** start Data extract **

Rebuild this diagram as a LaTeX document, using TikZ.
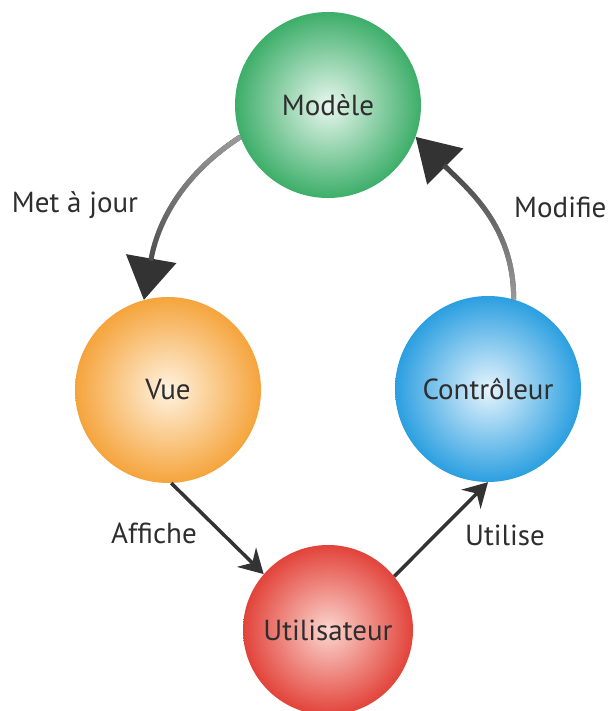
\documentclass[tikz,border=0pt]{standalone}
\usepackage{xcolor}
\usepackage{tikz}
\usetikzlibrary{arrows.meta,fadings}
\usepackage{fontspec}
\setmainfont{PT Sans}
\definecolor{mvcgreen}{HTML}{3DAE69}
\definecolor{mvcgreenlt}{HTML}{E8F7EE}
\definecolor{mvcorange}{HTML}{F5A43C}
\definecolor{mvcorangelt}{HTML}{FFF3E0}
\definecolor{mvcblue}{HTML}{2B9FE0}
\definecolor{mvcbluelt}{HTML}{E6F4FD}
\definecolor{mvcred}{HTML}{E2433A}
\definecolor{mvcredlt}{HTML}{FBD6CF}
\definecolor{mvctext}{HTML}{2E2E2E}
\definecolor{mvcarrow}{HTML}{333333}
\definecolor{mvcarrowlt}{HTML}{9C9C9C}

\begin{document}
\begin{tikzpicture}[x=1pt,y=1pt,
  ball/.style={circle,minimum size=186pt,inner sep=0pt,shading=radial,text=mvctext,font=\fontsize{29}{33}\selectfont},
  lbl/.style={text=mvctext,font=\fontsize{29}{33}\selectfont,inner sep=0pt},
  bigarrow/.style={line width=5pt,mvcarrow,-{Triangle[length=42pt,width=50pt]}},
  fadearrow/.style={line width=5pt,mvcarrowlt,shorten >=40pt},
  thinarrow/.style={line width=3.5pt,mvcarrow,-{Stealth[length=24pt,width=27pt,inset=8pt]}}]
  \useasboundingbox[fill=white] (0,0) rectangle (613,711);
  % the four parts
  \node[ball,inner color=mvcgreenlt,outer color=mvcgreen] (modele) at (328,606) {Modèle};
  \node[ball,inner color=mvcorangelt,outer color=mvcorange] (vue) at (168,321) {Vue};
  \node[ball,inner color=mvcbluelt,outer color=mvcblue] (ctrl) at (488,322) {Contrôleur};
  \node[ball,minimum size=170pt,inner color=mvcredlt,outer color=mvcred] (util) at (328,81) {Utilisateur};
  % links
  \draw[bigarrow] (modele.200) to[out=213,in=80] (vue.105);
  \draw[fadearrow,path fading=south] (modele.200) to[out=213,in=80] (vue.105);
  \draw[bigarrow] (ctrl.74) to[out=90,in=-45] (modele.340);
  \draw[fadearrow,path fading=north] (ctrl.74) to[out=90,in=-45] (modele.340);
  \draw[thinarrow] (vue.-88) -- (util.139);
  \draw[thinarrow] (util.39) -- (ctrl.south);
  \node[lbl] (majlbl) at (75,506) {Met à jour};
  \node[lbl,anchor=west] (modlbl) at (514,504) {Modifie};
  \node[lbl,anchor=west] (afflbl) at (111,178) {Affiche};
  \node[lbl,anchor=west] (utllbl) at (465,176) {Utilise};
\end{tikzpicture}
\end{document}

** end Data extract **

§ Task requirements:
Output all of the data exactly as it stands, minus any images.

§ Written response:
Rebuild this diagram as a LaTeX document, using TikZ.
\documentclass[tikz,border=0pt]{standalone}
\usepackage{xcolor}
\usepackage{tikz}
\usetikzlibrary{arrows.meta,fadings}
\usepackage{fontspec}
\setmainfont{PT Sans}
\definecolor{mvcgreen}{HTML}{3DAE69}
\definecolor{mvcgreenlt}{HTML}{E8F7EE}
\definecolor{mvcorange}{HTML}{F5A43C}
\definecolor{mvcorangelt}{HTML}{FFF3E0}
\definecolor{mvcblue}{HTML}{2B9FE0}
\definecolor{mvcbluelt}{HTML}{E6F4FD}
\definecolor{mvcred}{HTML}{E2433A}
\definecolor{mvcredlt}{HTML}{FBD6CF}
\definecolor{mvctext}{HTML}{2E2E2E}
\definecolor{mvcarrow}{HTML}{333333}
\definecolor{mvcarrowlt}{HTML}{9C9C9C}

\begin{document}
\begin{tikzpicture}[x=1pt,y=1pt,
  ball/.style={circle,minimum size=186pt,inner sep=0pt,shading=radial,text=mvctext,font=\fontsize{29}{33}\selectfont},
  lbl/.style={text=mvctext,font=\fontsize{29}{33}\selectfont,inner sep=0pt},
  bigarrow/.style={line width=5pt,mvcarrow,-{Triangle[length=42pt,width=50pt]}},
  fadearrow/.style={line width=5pt,mvcarrowlt,shorten >=40pt},
  thinarrow/.style={line width=3.5pt,mvcarrow,-{Stealth[length=24pt,width=27pt,inset=8pt]}}]
  \useasboundingbox[fill=white] (0,0) rectangle (613,711);
  % the four parts
  \node[ball,inner color=mvcgreenlt,outer color=mvcgreen] (modele) at (328,606) {Modèle};
  \node[ball,inner color=mvcorangelt,outer color=mvcorange] (vue) at (168,321) {Vue};
  \node[ball,inner color=mvcbluelt,outer color=mvcblue] (ctrl) at (488,322) {Contrôleur};
  \node[ball,minimum size=170pt,inner color=mvcredlt,outer color=mvcred] (util) at (328,81) {Utilisateur};
  % links
  \draw[bigarrow] (modele.200) to[out=213,in=80] (vue.105);
  \draw[fadearrow,path fading=south] (modele.200) to[out=213,in=80] (vue.105);
  \draw[bigarrow] (ctrl.74) to[out=90,in=-45] (modele.340);
  \draw[fadearrow,path fading=north] (ctrl.74) to[out=90,in=-45] (modele.340);
  \draw[thinarrow] (vue.-88) -- (util.139);
  \draw[thinarrow] (util.39) -- (ctrl.south);
  \node[lbl] (majlbl) at (75,506) {Met à jour};
  \node[lbl,anchor=west] (modlbl) at (514,504) {Modifie};
  \node[lbl,anchor=west] (afflbl) at (111,178) {Affiche};
  \node[lbl,anchor=west] (utllbl) at (465,176) {Utilise};
\end{tikzpicture}
\end{document}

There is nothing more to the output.